Linked from Hove. Featuring History of England v India, Ravi Shastri interview, India preview, Mohammad Azharuddin interview, Cricket in Scotland, Geoff Boycott's views, Brian Lara interview, Richie Richardson interview, Angus Fraser's Video Diary, Cricketing Artists and the news roundup.

Episode Three - 16 June

Linked from Lord's. Featuring 1st Test review, Ravi Shastri interview, Leicestershire feature, Geoff Boycott's views, Women's Cricket feature, Chris Adams's Video Diary and the news roundup.

Episode Four - 9 July

Linked from Trent Bridge. Featuring a review of the India series, Geoff Boycott's views, Pakistan preview, History of England v Pakistan, Leg-Spin feature, Player's Wives feature, B&H Final preview and the news roundup.

Episode Five - 19 August

Linked from Worcester. Featuring a 2nd Test review, Geoff Boycott's views, The Butcher Brothers (Mark & Gary singing and playing guitars in Cardiff), Overseas Players, Protective Gloves and news round up.

Episode Six - 9 September

Linked from Leicester. Featuring reviews of the county and international seasons, the story of Durham, Geoff Boycott's views and the inaugural winner of The One Test Wonders, hosted by John Stephenson.

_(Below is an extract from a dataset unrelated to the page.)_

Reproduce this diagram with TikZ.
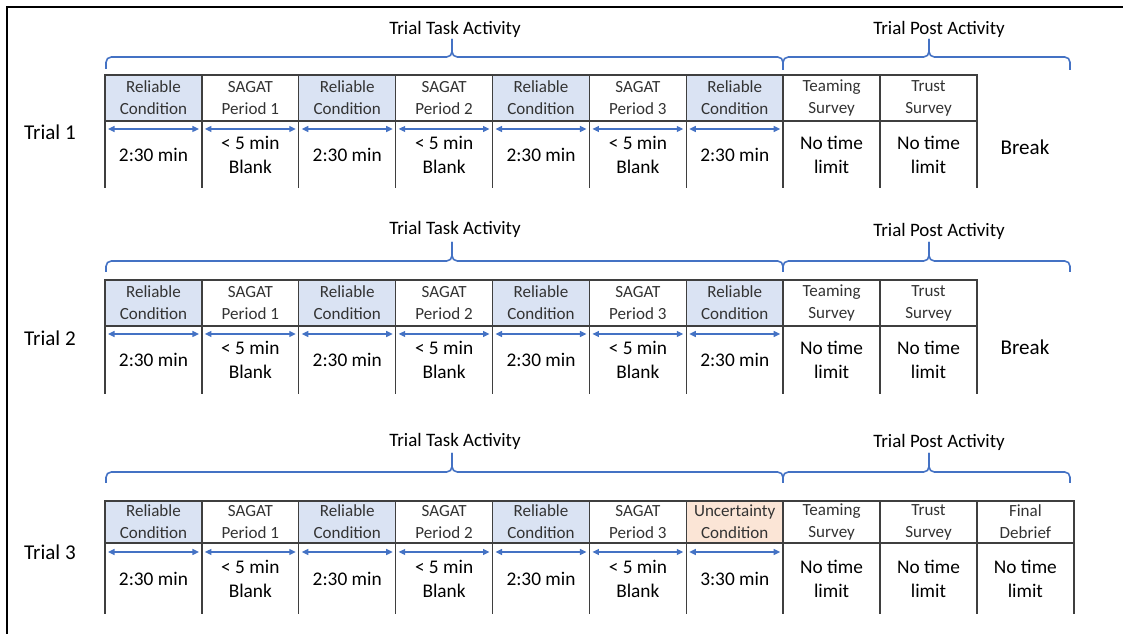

GCM Special - Nat West Cup Final Preview - 6 September

Linked from Lord's. Featuring Ian Austin interview, Ronni Irani interview, Ted Dexter feature, Geoff Miller feature, Lancashire Squad and Essex squad.

== Series Three - 1997 ==

Episode One - 20 May

Linked from Worcester. Featuring an Australian preview with Mark Taylor, Shane Warne and David Boon, Jonathan Agnew looking at the state of the game in England, Simon Hughes reporting on Irish cricket, Chris Adams rallying, great Ashes moments, the Aussie fans view of the English and Geoff Boycott's views.

Episode Two - 14 June

Linked from The Oval. Featuring a First Test review, Ian Chappell's view, TMS's 40th anniversary, The England Captaincy, Matthew Fleming feature and a Gloucestershire feature.

Episode Three - 15 July

Presented from TV Centre, TC5 with Dean Headley as the studio guest. Featuring an Ashes round up, a review of the B&H Cup final, West Indies v Sri Lanka report, Dennis Lillee and Derek Randall meeting to look back at their epic 1977 encounter, Matthew Hayden sailing and Eddie Butler traveling to Umeå in Sweden to report on the most northerly game of cricket, played through the night on the longest day and under the midnight sun.

Episode Four - August

Presented from TV Centre, TC5 with Mike Gatting as the studio guest. Featuring a 5th Test review, Asian Cup report, Steve James feature, Derbyshire feature, Wasim Akram interview, Jonathan Agnew interviewing Derek Underwood in Antwerp to look back at his 7-50 at The Oval, reports on the England U19 and Women's cricket team and an 86-year-old wicket-keeper - Reg Harris who was still playing 3 times a week in his 71st season.

Episode Five - September

Featuring an end of season round-up, winter tour preview, County Championship review

GCM Special - Nat West Cup Final preview - 5 September

Linked from Lord's

== Series Four - 1998 ==

Episode One - 19 May

Presented from TV Centre, TC5 with Alec Stewart as the studio guest. Featuring previews of England v South Africa, Barry Richards interview, Devon Malcolm feature, Ed Giddins feature and a Robert Croft feature. It also saw the launch of the first website and email address to be used by a BBC Sports programme.

Episode Two - 17 June

Presented from TV Centre, TC5 with Barry Richards as the studio guest. Featuring a review of the First Test, South Africa at Arundel, Graeme Hick's 100 hundreds, a feature on county captains, a report on the role of the 12th man and a look back to Ian Botham's performances in 1978.

Episode Three - 22 July

Presented from TV Centre, TC5 with Stuart Law as the studio guest. Featuring reports on England and South Africa, a report on umpires and referees, a profile of Nick Knight, a feature on French cricket and a look back at Garry Sobers hitting six sixes in an over.

Episode Four - 26 August

Presented from TV Centre, TC5 with Barry Richards and David Graveney as the studio guests. Featuring a review of England's series win against South Africa, a preview of England v Sri Lanka, a look at the 1948 Australians, a feature on the Cowdrey family and Kent and a look at England wicketkeeping prospects.

Episode Five - 22 September

Presented from TV Centre, TC5 with James Whitaker as the studio guest. Featuring a county championship review, Chris Broad previewing the Ashes, the retirements of Dickie Bird and Mike Gatting, an item about Goodwood and a report on the women's Ashes series.